- **Data rows**:
<<<<

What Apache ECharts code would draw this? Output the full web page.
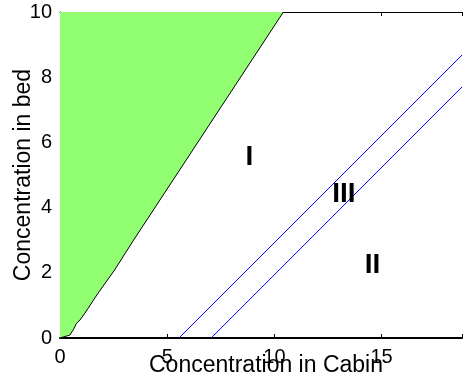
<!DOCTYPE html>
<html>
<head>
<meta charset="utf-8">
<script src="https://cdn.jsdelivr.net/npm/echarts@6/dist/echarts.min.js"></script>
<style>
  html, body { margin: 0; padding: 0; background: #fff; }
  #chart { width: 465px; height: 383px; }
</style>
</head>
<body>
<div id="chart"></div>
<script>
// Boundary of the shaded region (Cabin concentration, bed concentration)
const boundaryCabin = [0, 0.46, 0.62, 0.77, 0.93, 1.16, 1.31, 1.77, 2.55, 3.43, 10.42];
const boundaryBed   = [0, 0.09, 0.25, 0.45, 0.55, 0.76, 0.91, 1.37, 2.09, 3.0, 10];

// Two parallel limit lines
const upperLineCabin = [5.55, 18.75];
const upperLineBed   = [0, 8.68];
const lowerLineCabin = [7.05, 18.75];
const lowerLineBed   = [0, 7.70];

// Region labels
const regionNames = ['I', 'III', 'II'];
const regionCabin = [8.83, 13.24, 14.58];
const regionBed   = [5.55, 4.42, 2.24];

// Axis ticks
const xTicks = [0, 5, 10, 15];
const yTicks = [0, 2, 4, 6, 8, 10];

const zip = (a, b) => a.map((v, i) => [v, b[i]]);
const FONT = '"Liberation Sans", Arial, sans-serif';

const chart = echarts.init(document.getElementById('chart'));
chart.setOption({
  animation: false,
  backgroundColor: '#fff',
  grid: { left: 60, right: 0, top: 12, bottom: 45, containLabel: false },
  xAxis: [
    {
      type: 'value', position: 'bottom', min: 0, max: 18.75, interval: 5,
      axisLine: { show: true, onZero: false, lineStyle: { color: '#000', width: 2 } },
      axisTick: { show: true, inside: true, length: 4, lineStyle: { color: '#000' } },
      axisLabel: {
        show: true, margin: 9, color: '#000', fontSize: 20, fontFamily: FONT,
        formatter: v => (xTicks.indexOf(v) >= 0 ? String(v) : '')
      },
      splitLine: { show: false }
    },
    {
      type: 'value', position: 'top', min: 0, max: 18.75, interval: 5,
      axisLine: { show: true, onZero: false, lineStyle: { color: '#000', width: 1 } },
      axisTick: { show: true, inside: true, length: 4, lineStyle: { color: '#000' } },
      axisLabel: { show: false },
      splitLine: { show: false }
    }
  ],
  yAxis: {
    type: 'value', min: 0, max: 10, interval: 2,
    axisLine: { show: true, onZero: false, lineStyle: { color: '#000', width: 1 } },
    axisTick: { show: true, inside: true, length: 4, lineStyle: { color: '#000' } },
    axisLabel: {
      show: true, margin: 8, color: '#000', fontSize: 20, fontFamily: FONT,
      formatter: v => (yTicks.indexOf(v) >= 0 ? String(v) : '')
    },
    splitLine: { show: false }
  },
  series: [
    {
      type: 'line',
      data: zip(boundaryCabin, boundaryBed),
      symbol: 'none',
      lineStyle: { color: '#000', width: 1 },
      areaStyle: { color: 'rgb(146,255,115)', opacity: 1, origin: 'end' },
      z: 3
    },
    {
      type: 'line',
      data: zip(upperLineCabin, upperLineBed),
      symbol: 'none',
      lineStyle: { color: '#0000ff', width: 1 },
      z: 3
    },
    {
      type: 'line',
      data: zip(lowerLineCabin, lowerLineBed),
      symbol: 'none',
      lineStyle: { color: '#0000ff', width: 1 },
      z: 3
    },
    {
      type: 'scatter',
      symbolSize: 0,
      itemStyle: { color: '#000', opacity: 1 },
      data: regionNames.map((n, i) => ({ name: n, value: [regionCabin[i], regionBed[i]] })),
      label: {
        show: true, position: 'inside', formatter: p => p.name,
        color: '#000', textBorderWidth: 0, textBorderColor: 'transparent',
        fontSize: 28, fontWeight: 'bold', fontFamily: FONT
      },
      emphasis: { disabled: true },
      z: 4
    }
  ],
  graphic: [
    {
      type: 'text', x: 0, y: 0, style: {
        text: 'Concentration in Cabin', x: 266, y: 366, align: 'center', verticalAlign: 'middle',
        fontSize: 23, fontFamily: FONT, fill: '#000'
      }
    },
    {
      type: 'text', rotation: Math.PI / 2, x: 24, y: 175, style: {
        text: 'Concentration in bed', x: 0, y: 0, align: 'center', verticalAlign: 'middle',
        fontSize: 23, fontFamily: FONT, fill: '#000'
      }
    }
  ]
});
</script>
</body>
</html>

>>>>
<<<<

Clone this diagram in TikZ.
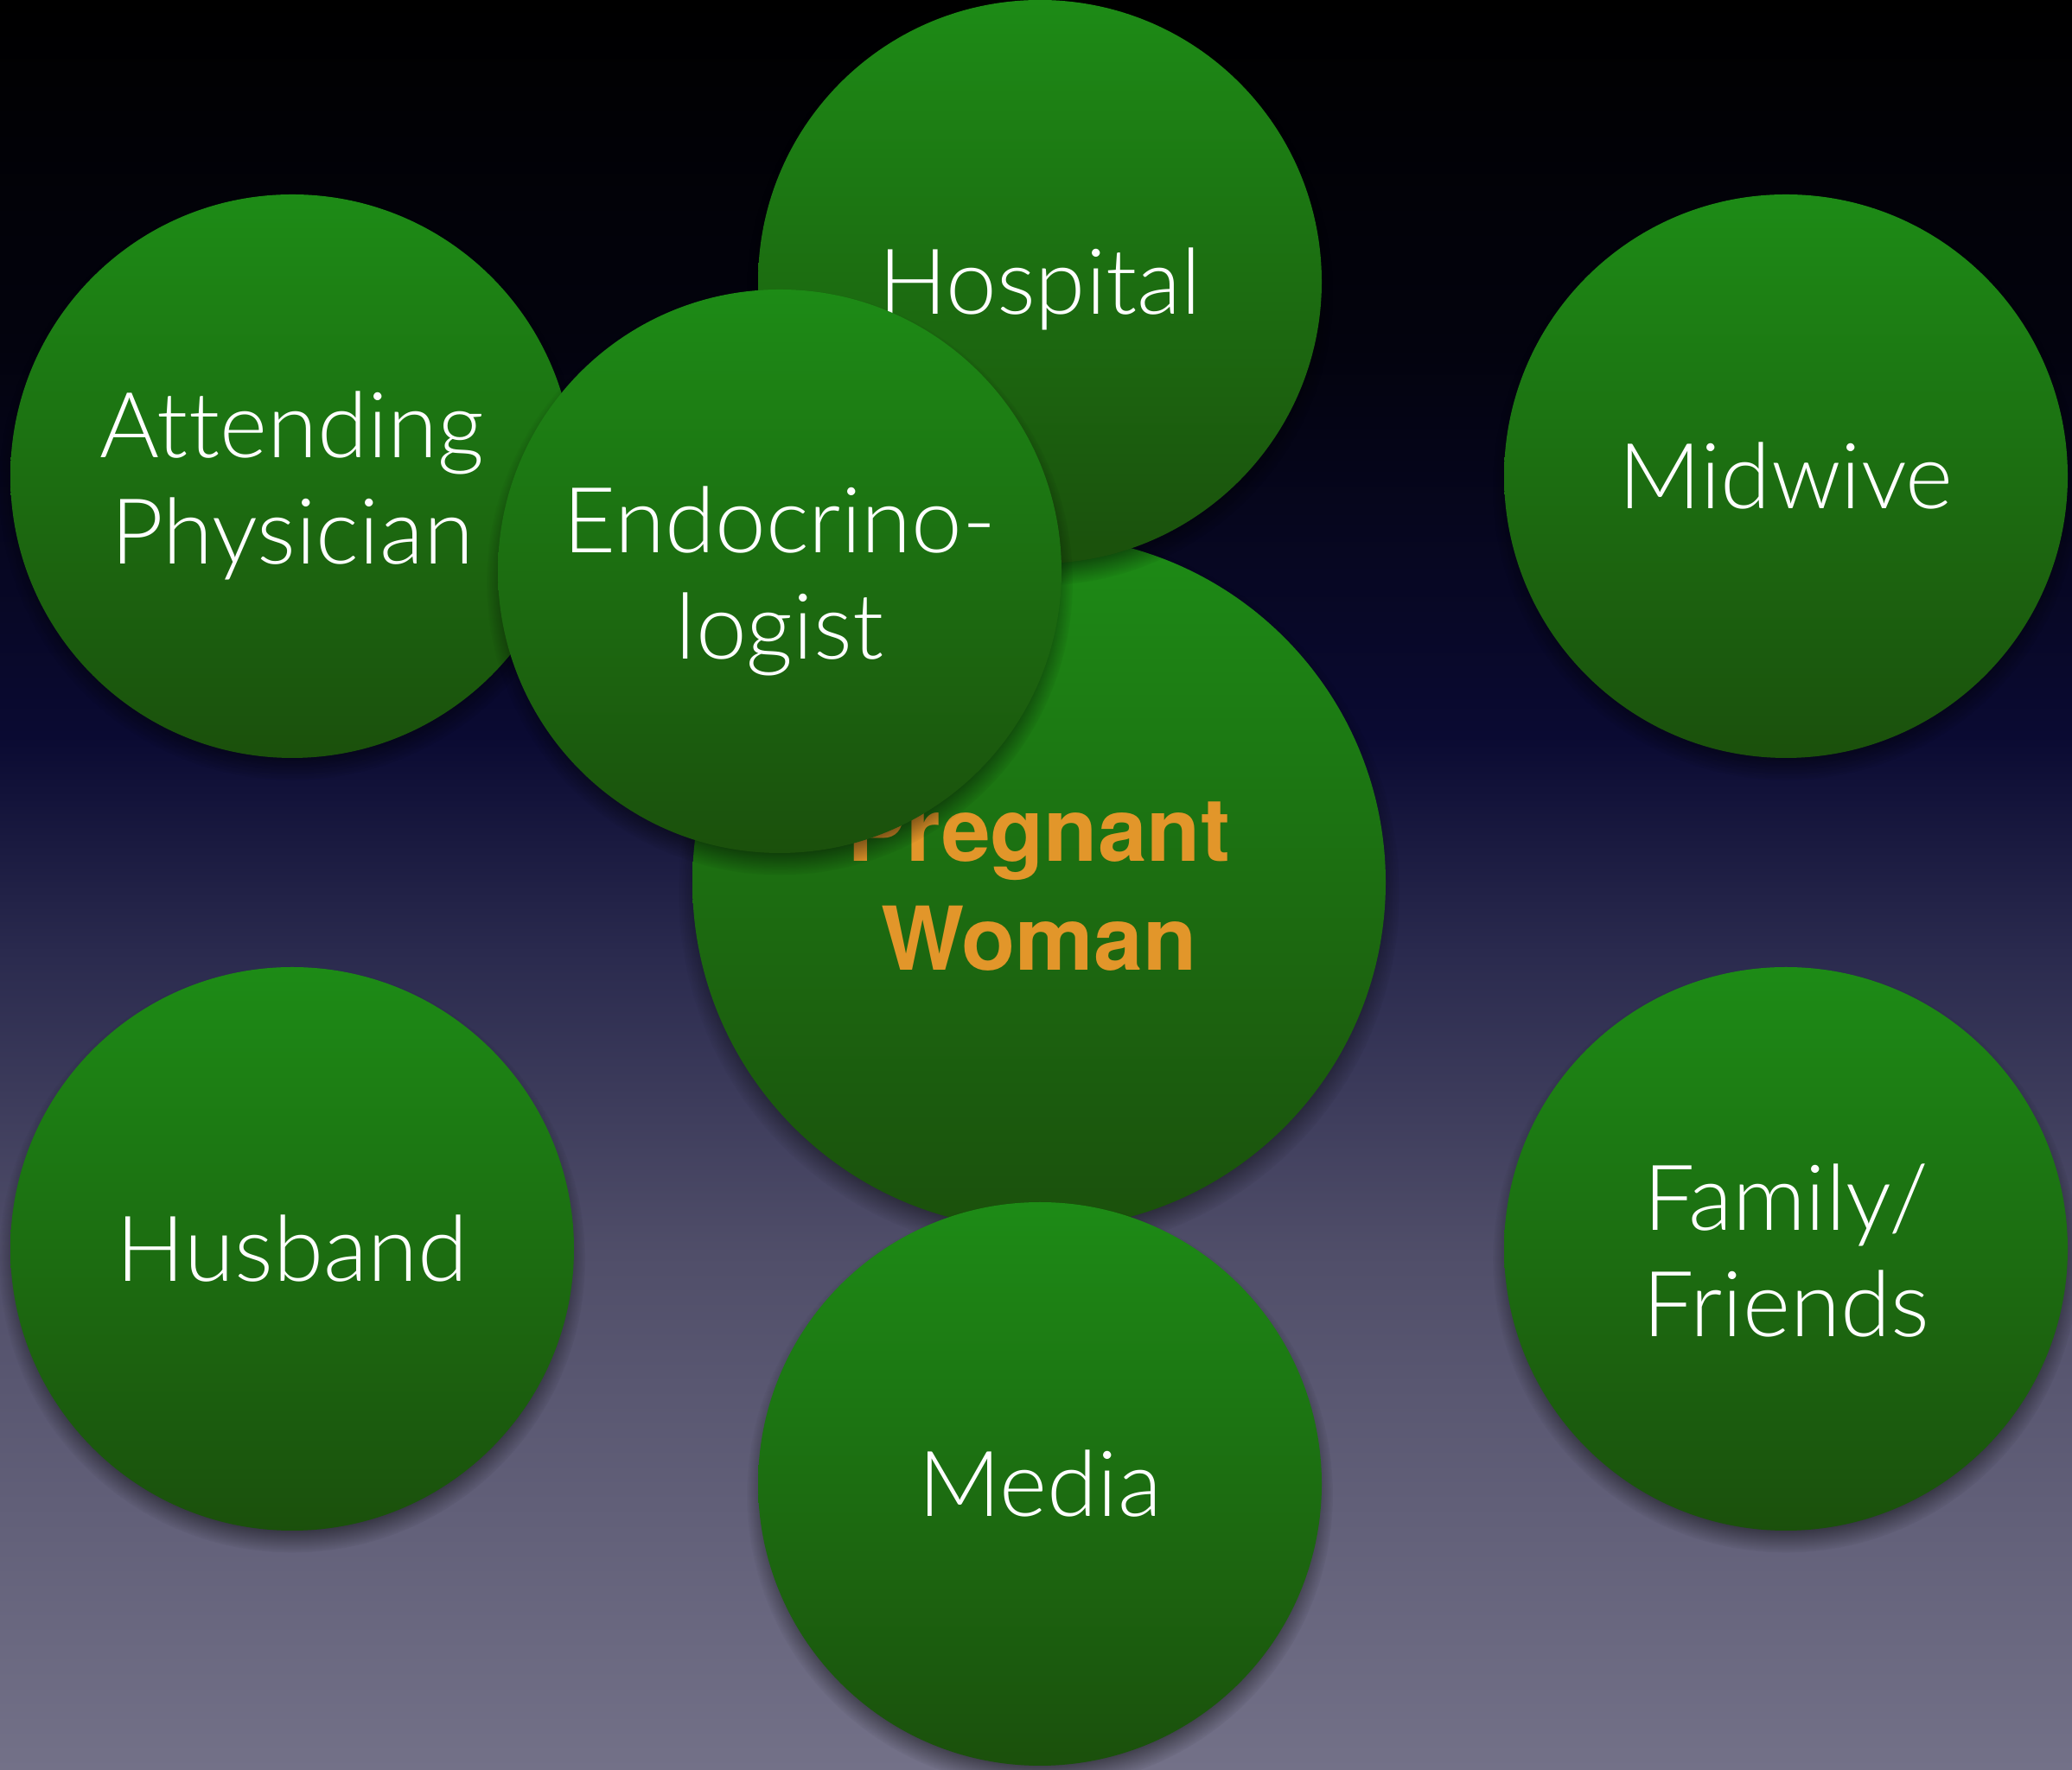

>>>>

- **Stated goal**:
Each line holding the word "this" counts once; report the total and nothing else.

- **Completed task**:
2